Paolina: What has been your hardest experience dealing with your business and finance and what did you learn?
Gillian: The hardest experience dealing with our business has been establishing a consistent system of recording income and expenditures, receipts, and invoices in a timely manner, and not realizing how time-consuming that was going to be for one person.
I have learned much about the importance of cash-flow and the need to keep monitoring outgoings. For the past year, I have been using Xero (online accounting system) and that has been magic in terms of seeing where we are on a day-to-day and month-to-month basis.
We are still not fully conversant with everything the system has to offer. E.g. what do all the available reports mean? Which ones matter? Which ones do I need to be keeping an eye on! Which ones will give me a red alert?
Although I and my sister (both founders of the Memory Foundation) are highly qualified in our respective fields of education and psychology, business financial literacy has been a challenge.
Paolina: What advice do you wish you had gotten about finance when you were first starting your business?
Gillian: Although my career in education involved understanding financial reports at a macro level, I had never actually organized business records from scratch. We found out that it involves much more than balancing a personal chequebook. (When they still existed!)
Firstly, we needed financial advice alongside us from an accountant who understood and was aligned to our small business. After a very expensive and disappointing year with a large accounting firm (who then overlooked submitting our tax returns!), we have tried to go it alone, with tax returns being generated by a chartered accountant at the end of the year. This is not the best and I am sure there could have been ways to improve on our income over the years.
In retrospect, at the very beginning, we needed a basic, step-by-step, colloquial language explanation of the accounting system, based on our company’s own likely business needs.
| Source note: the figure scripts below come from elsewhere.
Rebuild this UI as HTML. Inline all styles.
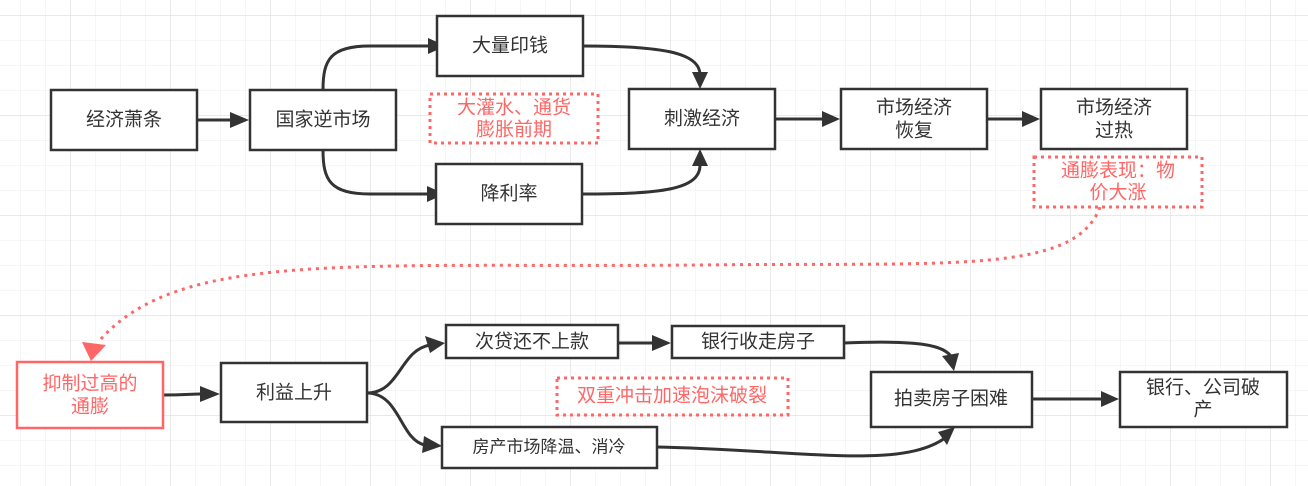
<!DOCTYPE html>
<html><head><meta charset="utf-8"><style>
html,body{margin:0;padding:0;background:#fff}
svg{display:block}
text{font-family:"Liberation Sans","Noto Sans CJK SC",sans-serif;font-size:19px;fill:#333;text-anchor:middle;dominant-baseline:central}
.r{fill:#ff6666}
.b{fill:#fff;stroke:#333;stroke-width:2.5}
.d{fill:#fff;stroke:#ff6666;stroke-width:3;stroke-dasharray:3 4}
.c{fill:none;stroke:#333;stroke-width:3}
</style></head><body>
<svg width="1308" height="486" viewBox="0 0 1308 486">
<defs>
<pattern id="g" width="25" height="25" patternUnits="userSpaceOnUse" x="-4" y="-9">
<path d="M25 0V25M0 25H25" fill="none" stroke="#ececec" stroke-width="1"/></pattern>
<pattern id="G" width="100" height="100" patternUnits="userSpaceOnUse" x="-29" y="-84">
<path d="M100 0V100M0 100H100" fill="none" stroke="#e2e2e2" stroke-width="1.5"/></pattern>
</defs>
<rect width="1308" height="486" fill="url(#g)"/>
<rect width="1308" height="486" fill="url(#G)"/>
<!-- connectors -->
<path class="c" d="M197 120H232"/><path d="M230 112L249 120L230 128z" fill="#333"/>
<path class="c" d="M323 90C323 60 330 46 370 46H428"/>
<path d="M428 38L446 46L428 54z" fill="#333"/>
<path class="c" d="M323 150C323 180 330 194 370 194H427"/>
<path d="M427 186L445 194L427 202z" fill="#333"/>
<path class="c" d="M583 46C660 46 700 52 700 75"/>
<path d="M692 72L700 89L708 72z" fill="#333"/>
<path class="c" d="M582 194C660 194 700 190 700 165"/>
<path d="M692 166L700 149L708 166z" fill="#333"/>
<path class="c" d="M775 119H822"/><path d="M822 111L840 119L822 127z" fill="#333"/>
<path class="c" d="M987 119H1022"/><path d="M1022 111L1040 119L1022 127z" fill="#333"/>
<path d="M1100 207C1075 275 950 262 700 265C350 268 180 250 100 340" fill="none" stroke="#ff6666" stroke-width="3" stroke-dasharray="3 5"/>
<path d="M82 342L91 361L106 345z" fill="#ff6666"/>
<path class="c" d="M163 395C185 395 190 394 200 394"/><path d="M200 386L220 394L200 402z" fill="#333"/>
<path class="c" d="M367 393C400 393 400 350 430 345"/><path d="M425 336L445 343L430 353z" fill="#333"/>
<path class="c" d="M367 393C400 393 400 440 425 445"/><path d="M424 436L442 446L422 453z" fill="#333"/>
<path class="c" d="M618 343H652"/><path d="M652 335L671 343L652 351z" fill="#333"/>
<path class="c" d="M844 343C920 340 945 345 952 358"/><path d="M942 356L954 371L959 353z" fill="#333"/>
<path class="c" d="M657 447C800 450 900 470 945 438"/><path d="M938 432L955 427L947 445z" fill="#333"/>
<path class="c" d="M1032 399H1101"/><path d="M1101 391L1119 399L1101 407z" fill="#333"/>
<!-- boxes -->
<rect class="b" x="51" y="90" width="146" height="60"/><text x="124" y="120">经济萧条</text>
<rect class="b" x="250" y="90" width="146" height="60"/><text x="323" y="120">国家逆市场</text>
<rect class="b" x="437" y="16" width="146" height="60"/><text x="510" y="46">大量印钱</text>
<rect class="d" x="430" y="94" width="168" height="49"/><text class="r" x="514" y="108">大灌水、通货</text><text class="r" x="514" y="130">膨胀前期</text>
<rect class="b" x="436" y="164" width="146" height="60"/><text x="509" y="194">降利率</text>
<rect class="b" x="629" y="89" width="146" height="60"/><text x="702" y="119">刺激经济</text>
<rect class="b" x="841" y="89" width="146" height="60"/><text x="914" y="108">市场经济</text><text x="914" y="131">恢复</text>
<rect class="b" x="1041" y="89" width="146" height="60"/><text x="1114" y="108">市场经济</text><text x="1114" y="131">过热</text>
<rect class="d" x="1034" y="157" width="168" height="50"/><text class="r" x="1118" y="171">通膨表现：物</text><text class="r" x="1118" y="193">价大涨</text>
<rect x="17" y="362" width="146" height="66" fill="#fff" stroke="#ff6666" stroke-width="2.5"/><text class="r" x="90" y="384">抑制过高的</text><text class="r" x="90" y="407">通膨</text>
<rect class="b" x="221" y="363" width="146" height="59"/><text x="294" y="393">利益上升</text>
<rect class="b" x="446" y="325" width="172" height="33"/><text x="532" y="342">次贷还不上款</text>
<rect class="b" x="672" y="326" width="172" height="32"/><text x="758" y="342">银行收走房子</text>
<rect class="d" x="557" y="378" width="231" height="37"/><text class="r" x="672" y="396">双重冲击加速泡沫破裂</text>
<rect class="b" x="442" y="427" width="215" height="41"/><text x="549" y="447" style="font-size:17px">房产市场降温、消冷</text>
<rect class="b" x="871" y="372" width="161" height="55"/><text x="951" y="399">拍卖房子困难</text>
<rect class="b" x="1120" y="372" width="167" height="55"/><text x="1203" y="388">银行、公司破</text><text x="1203" y="410">产</text>
</svg>
</body></html>
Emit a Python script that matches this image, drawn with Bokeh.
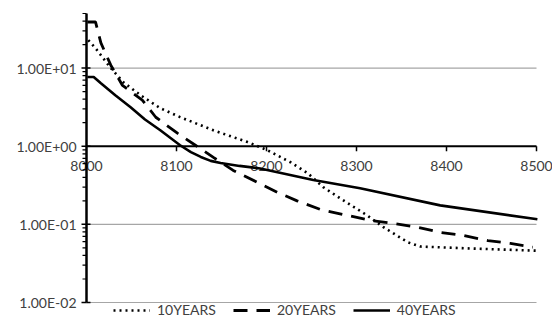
import math
from bokeh.plotting import figure
from bokeh.models import Range1d, Legend, LegendItem
from bokeh.core.properties import value
from bokeh.embed import file_html
from bokeh.resources import INLINE

# ---- data ----
x10 = [8002, 8010, 8027, 8041, 8060, 8082, 8104, 8141, 8179, 8201, 8227, 8246,
       8263, 8282, 8312, 8330, 8357, 8371, 8430, 8501]
y10 = [22.8, 18.0, 10.0, 6.6, 4.5, 3.07, 2.36, 1.6, 1.13, 0.89, 0.62, 0.45,
       0.30, 0.215, 0.13, 0.092, 0.059, 0.052, 0.049, 0.046]

x20 = [8001, 8010, 8016, 8027, 8040, 8062, 8077, 8101, 8121, 8141, 8163, 8190,
       8212, 8234, 8260, 8290, 8316, 8341, 8368, 8393, 8419, 8446, 8471, 8496]
y20 = [38.9, 39.0, 21.0, 10.9, 6.0, 3.9, 2.35, 1.47, 1.03, 0.72, 0.49, 0.345,
       0.257, 0.20, 0.155, 0.13, 0.112, 0.103, 0.092, 0.079, 0.072, 0.062, 0.057, 0.051]

x40 = [8001, 8008, 8016, 8032, 8049, 8065, 8082, 8104, 8116, 8127, 8138, 8149,
       8170, 8193, 8252, 8304, 8393, 8501]
y40 = [7.7, 7.7, 6.4, 4.5, 3.16, 2.2, 1.6, 1.03, 0.84, 0.73, 0.65, 0.61,
       0.56, 0.52, 0.37, 0.29, 0.175, 0.116]

x_ticks = [8000, 8100, 8200, 8300, 8400, 8500]
x_tick_labels = ["8000", "8100", "8200", "8300", "8400", "8500"]
x_cross = 1.0          # x axis crosses the y axis at 1.00E+00
y_ticks = [0.01, 0.1, 1, 10]
y_tick_labels = ["1.00E-02", "1.00E-01", "1.00E+00", "1.00E+01"]
y_minor = [m * 10.0 ** e for e in (-2, -1, 0, 1) for m in range(2, 10) if m * 10.0 ** e <= 50]

X0, X1 = 8000, 8500     # plotted x extent
Y0, Y1 = 0.01, 50       # plotted y extent

FONT = "Lato"
TXT = "#404040"

# ---- layout (screen pixels) ----
W, H = 552, 323
L, R, T, B = 86, 536, 13, 302            # plot area edges
ppx = (R - L) / (X1 - X0)                 # px per x unit
ppd = (B - T) / (math.log10(Y1) - math.log10(Y0))   # px per decade
xr = Range1d(X0 - L / ppx, X1 + (W - R) / ppx)
yr = Range1d(10 ** (math.log10(Y0) - (H - B) / ppd), 10 ** (math.log10(Y1) + T / ppd))

p = figure(width=W, height=H, y_axis_type="log", x_range=xr, y_range=yr,
           output_backend="svg", toolbar_location=None,
           x_axis_location=None, y_axis_location=None,
           min_border=0)
p.outline_line_color = None
p.grid.visible = False

# gridlines (gray) across the plot area
gy = [t for t in y_ticks if t != x_cross]
p.segment(x0=[X0] * len(gy), y0=gy, x1=[X1] * len(gy), y1=gy,
          line_color="#a6a6a6", line_width=1.2)

# x axis drawn at y = 1
p.segment(x0=[X0], y0=[x_cross], x1=[X1], y1=[x_cross], line_color="black", line_width=2)
xt_len = 10 ** (-5 / ppd)
p.segment(x0=x_ticks[1:], y0=[x_cross] * 5, x1=x_ticks[1:], y1=[x_cross * xt_len] * 5,
          line_color="black", line_width=1.5)
p.text(x=x_ticks, y=[x_cross] * len(x_ticks), text=x_tick_labels,
       text_font=value(FONT), text_font_size="14px", text_color=TXT,
       text_align="center", text_baseline="middle", y_offset=20)

# y axis
p.segment(x0=[X0] * len(y_ticks), y0=y_ticks, x1=[X0 + 4 / ppx] * len(y_ticks), y1=y_ticks,
          line_color="black", line_width=1.5)
p.segment(x0=[X0 - 5 / ppx] * len(y_ticks), y0=y_ticks, x1=[X0] * len(y_ticks), y1=y_ticks,
          line_color="black", line_width=1.5)
p.segment(x0=[X0 - 4 / ppx] * len(y_minor), y0=y_minor, x1=[X0] * len(y_minor), y1=y_minor,
          line_color="black", line_width=1.2)
p.segment(x0=[X0], y0=[Y0], x1=[X0], y1=[Y1], line_color="black", line_width=2.5)
p.text(x=[X0] * len(y_ticks), y=y_ticks, text=y_tick_labels,
       text_font=value(FONT), text_font_size="14px", text_color=TXT,
       text_align="right", text_baseline="middle", x_offset=-10)

# series
r10 = p.line(x10, y10, line_color="black", line_width=2.6, line_dash="2 4")
r20 = p.line(x20, y20, line_color="black", line_width=2.8, line_dash="14 9")
r40 = p.line(x40, y40, line_color="black", line_width=2.6)

legend = Legend(items=[LegendItem(label="10YEARS", renderers=[r10]),
                       LegendItem(label="20YEARS", renderers=[r20]),
                       LegendItem(label="40YEARS", renderers=[r40])],
                orientation="horizontal", location=(113, 5),
                label_text_font=FONT, label_text_font_size="14px",
                label_text_color=TXT, glyph_width=37, glyph_height=12,
                label_height=12, label_standoff=7, spacing=17,
                padding=2, margin=0, border_line_color=None,
                background_fill_alpha=0)
p.add_layout(legend)

open("out.html", "w").write(file_html(p, INLINE))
Understanding pricing and costs would also have been good knowledge to have. Memory Foundation products and services are mostly virtual and online so it has been a process of trial and error to establish pricing – personal time and effort have mostly not been included.
Paolina: What topics would you want to learn more about when it comes to finance and your business and why?
- How to structure the business for tax efficiency. I am sure that we overpaid on our taxes this year because we did not correctly categorize some of our expenses. As a start-up, the business has grown without the two founders paying themselves. I would like advice about that versus the desirability of building equity in the company.
- What the varying accounting categories mean, and which ones really matter in the day-to-day recording of money-in, money-out. I have wasted quite a lot of time trying to find out the definitions of some concepts (e.g. I am embarrassed to say, equity!), only to be faced with more bewildering technical terms in the definition explanations. An example is when transferring money from a chequing account to a savings account, what do you call it? (I eventually found out the money goes into a Suspense account.)
- Which reports are the important ones on a daily, monthly and annual basis? And why.
Gillian Eadie formerly held leadership roles in education and is MD of the Memory Foundation while her sister, Dr Allison Lamont, is an internationally-recognized memory expert and co-founder.